PROBLEM TO SOLVE -> Reproduce exactly the lines below from the one containing "Output the component" through the one containing "const fmt = (v: any)", including both, and nothing else.

EXTRACTED ENTRIES ->
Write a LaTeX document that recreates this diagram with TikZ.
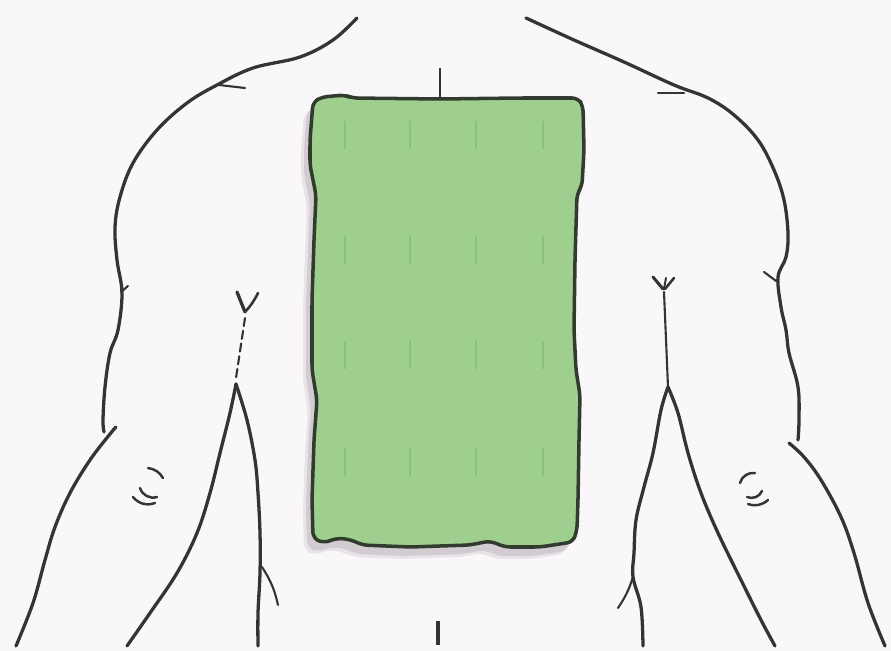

==

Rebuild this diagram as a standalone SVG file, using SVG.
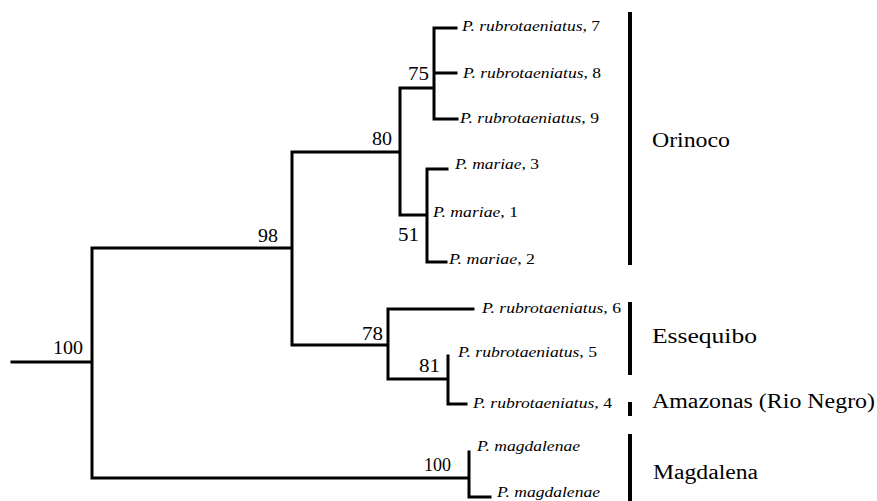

--

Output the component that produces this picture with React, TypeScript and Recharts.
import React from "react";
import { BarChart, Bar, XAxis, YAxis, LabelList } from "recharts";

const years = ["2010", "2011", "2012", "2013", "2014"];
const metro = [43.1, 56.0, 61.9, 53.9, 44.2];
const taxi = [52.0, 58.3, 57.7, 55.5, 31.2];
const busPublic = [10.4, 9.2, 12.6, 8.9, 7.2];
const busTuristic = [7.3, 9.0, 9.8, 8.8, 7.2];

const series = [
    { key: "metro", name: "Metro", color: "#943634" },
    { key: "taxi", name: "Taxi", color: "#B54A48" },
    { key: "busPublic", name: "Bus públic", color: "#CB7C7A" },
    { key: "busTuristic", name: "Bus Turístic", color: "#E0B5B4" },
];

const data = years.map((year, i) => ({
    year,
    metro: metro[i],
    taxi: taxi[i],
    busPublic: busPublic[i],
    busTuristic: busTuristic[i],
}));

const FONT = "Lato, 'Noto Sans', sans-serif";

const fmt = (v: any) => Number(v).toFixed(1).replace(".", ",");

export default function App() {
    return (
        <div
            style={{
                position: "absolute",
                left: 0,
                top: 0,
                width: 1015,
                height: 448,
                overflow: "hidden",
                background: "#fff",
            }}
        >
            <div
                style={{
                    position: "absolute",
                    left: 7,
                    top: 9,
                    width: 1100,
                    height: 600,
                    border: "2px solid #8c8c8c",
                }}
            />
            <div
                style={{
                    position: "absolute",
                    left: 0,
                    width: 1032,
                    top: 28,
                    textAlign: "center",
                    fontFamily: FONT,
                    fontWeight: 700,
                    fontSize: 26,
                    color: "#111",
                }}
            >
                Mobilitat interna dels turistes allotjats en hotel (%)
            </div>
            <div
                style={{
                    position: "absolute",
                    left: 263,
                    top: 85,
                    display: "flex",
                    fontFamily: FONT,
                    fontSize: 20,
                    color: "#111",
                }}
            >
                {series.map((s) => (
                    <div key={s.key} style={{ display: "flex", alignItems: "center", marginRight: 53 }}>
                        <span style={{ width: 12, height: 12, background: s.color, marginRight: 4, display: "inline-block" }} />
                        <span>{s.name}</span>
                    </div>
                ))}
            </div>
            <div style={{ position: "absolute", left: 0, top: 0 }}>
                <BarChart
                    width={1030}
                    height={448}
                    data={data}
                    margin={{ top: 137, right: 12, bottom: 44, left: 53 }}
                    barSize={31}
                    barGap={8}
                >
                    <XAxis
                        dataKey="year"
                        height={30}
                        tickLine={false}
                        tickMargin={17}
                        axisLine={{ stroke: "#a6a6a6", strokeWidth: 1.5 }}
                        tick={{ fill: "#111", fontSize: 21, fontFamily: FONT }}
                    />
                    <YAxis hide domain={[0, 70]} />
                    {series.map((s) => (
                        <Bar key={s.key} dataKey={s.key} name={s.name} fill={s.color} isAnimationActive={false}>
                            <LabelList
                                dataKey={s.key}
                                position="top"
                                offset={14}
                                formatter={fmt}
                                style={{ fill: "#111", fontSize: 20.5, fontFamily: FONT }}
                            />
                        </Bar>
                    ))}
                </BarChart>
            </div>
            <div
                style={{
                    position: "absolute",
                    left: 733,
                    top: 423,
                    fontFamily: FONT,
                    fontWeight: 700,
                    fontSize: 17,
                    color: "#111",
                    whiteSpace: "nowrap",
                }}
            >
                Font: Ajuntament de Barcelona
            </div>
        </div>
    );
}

COMPLETE OUTPUT ->
Output the component that produces this picture with React, TypeScript and Recharts.
import React from "react";
import { BarChart, Bar, XAxis, YAxis, LabelList } from "recharts";

const years = ["2010", "2011", "2012", "2013", "2014"];
const metro = [43.1, 56.0, 61.9, 53.9, 44.2];
const taxi = [52.0, 58.3, 57.7, 55.5, 31.2];
const busPublic = [10.4, 9.2, 12.6, 8.9, 7.2];
const busTuristic = [7.3, 9.0, 9.8, 8.8, 7.2];

const series = [
    { key: "metro", name: "Metro", color: "#943634" },
    { key: "taxi", name: "Taxi", color: "#B54A48" },
    { key: "busPublic", name: "Bus públic", color: "#CB7C7A" },
    { key: "busTuristic", name: "Bus Turístic", color: "#E0B5B4" },
];

const data = years.map((year, i) => ({
    year,
    metro: metro[i],
    taxi: taxi[i],
    busPublic: busPublic[i],
    busTuristic: busTuristic[i],
}));

const FONT = "Lato, 'Noto Sans', sans-serif";

const fmt = (v: any) => Number(v).toFixed(1).replace(".", ",");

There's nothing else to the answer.